● What to do: Retype exactly what runs from the first line of the data to the line with "import plotly.graph_objects as go", keeping both of those lines and skipping pictures.

-------- Provided material

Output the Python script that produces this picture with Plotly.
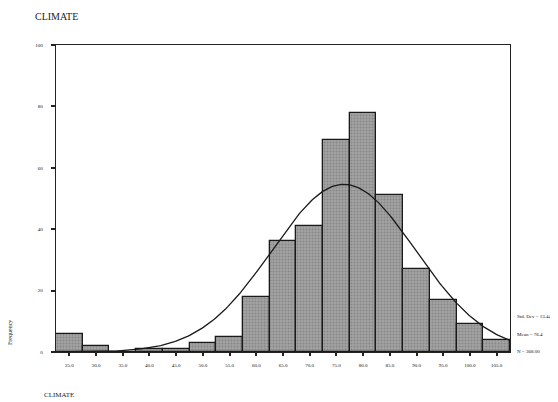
import numpy as np
import plotly.graph_objects as go

# Data
bin_centers = [25, 30, 35, 40, 45, 50, 55, 60, 65, 70, 75, 80, 85, 90, 95, 100, 105]
frequencies = [6, 2, 0, 1, 1, 3, 5, 18, 36, 41, 69, 78, 51, 27, 17, 9, 4]
tick_labels = ["25.0", "30.0", "35.0", "40.0", "45.0", "50.0", "55.0", "60.0", "65.0",
               "70.0", "75.0", "80.0", "85.0", "90.0", "95.0", "100.0", "105.0"]
y_ticks = [0, 20, 40, 60, 80, 100]
std_dev = 13.44
mean = 76.4
n_total = 368.00
bin_width = 5

# Normal curve fitted to the histogram
xs = np.linspace(22.5, 107.5, 300)
curve = n_total * bin_width / (std_dev * np.sqrt(2 * np.pi)) * np.exp(-0.5 * ((xs - mean) / std_dev) ** 2)

OFF = 8  # page body margin
W, H = 558 - OFF, 402 - OFF
L, T = 56 - OFF, 45 - OFF
PW, PH = 454, 307

fig = go.Figure()
fig.add_trace(go.Bar(
    x=bin_centers, y=frequencies, width=bin_width,
    marker=dict(color="#989898", line=dict(color="#1a1a1a", width=1.3),
                pattern=dict(shape=".", fgcolor="#6c6c6c", bgcolor="#a2a2a2", size=3, solidity=0.35)),
    showlegend=False,
))
fig.add_trace(go.Scatter(x=xs, y=curve, mode="lines",
                         line=dict(color="#1a1a1a", width=1.3), showlegend=False))

tick_font = dict(family="Liberation Serif", size=5, color="#111")
fig.update_layout(
    width=W, height=H,
    margin=dict(l=L, r=W - L - PW, t=T, b=H - T - PH),
    paper_bgcolor="white", plot_bgcolor="white",
    bargap=0,
    xaxis=dict(range=[22.5, 107.5], tickvals=bin_centers, ticktext=tick_labels,
               ticks="outside", ticklen=3, tickwidth=2, tickcolor="#222",
               showline=True, linecolor="#222", linewidth=1.3, mirror=True,
               showgrid=False, zeroline=False, tickfont=tick_font, ticklabelstandoff=5),
    yaxis=dict(range=[0, 100], tickvals=y_ticks, ticks="outside", ticklen=4, tickwidth=1.5,
               tickcolor="#222", showline=True, linecolor="#222", linewidth=1.3, mirror=True,
               showgrid=False, zeroline=False, tickfont=tick_font, ticklabelstandoff=7),
    font=dict(family="Liberation Serif"),
)


def px_to_paper(xp, yp):
    return (xp - 56) / PW, (352 - yp) / PH


stats = [f"Std. Dev = {std_dev:.2f}", f"Mean = {mean:.1f}", f"N = {n_total:.2f}"]
for txt, ypx in zip(stats, [316, 334, 351]):
    px, py = px_to_paper(515, ypx)
    fig.add_annotation(text=txt, xref="paper", yref="paper", x=px, y=py,
                       xanchor="left", yanchor="middle", showarrow=False,
                       font=dict(family="Liberation Serif", size=5, color="#111"))

px, py = px_to_paper(33, 17)
fig.add_annotation(text="CLIMATE", xref="paper", yref="paper", x=px, y=py,
                   xanchor="left", yanchor="middle", showarrow=False,
                   font=dict(family="Liberation Serif", size=10, color="#222"))
px, py = px_to_paper(42, 395)
fig.add_annotation(text="CLIMATE", xref="paper", yref="paper", x=px, y=py,
                   xanchor="left", yanchor="middle", showarrow=False,
                   font=dict(family="Liberation Serif", size=7, color="#222"))
px, py = px_to_paper(10, 333)
fig.add_annotation(text="Frequency", xref="paper", yref="paper", x=px, y=py,
                   xanchor="center", yanchor="middle", textangle=-90, showarrow=False,
                   font=dict(family="Liberation Serif", size=6, color="#222"))

fig.write_html("out.html")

----------------

● Response to the task:
Output the Python script that produces this picture with Plotly.
import numpy as np
import plotly.graph_objects as go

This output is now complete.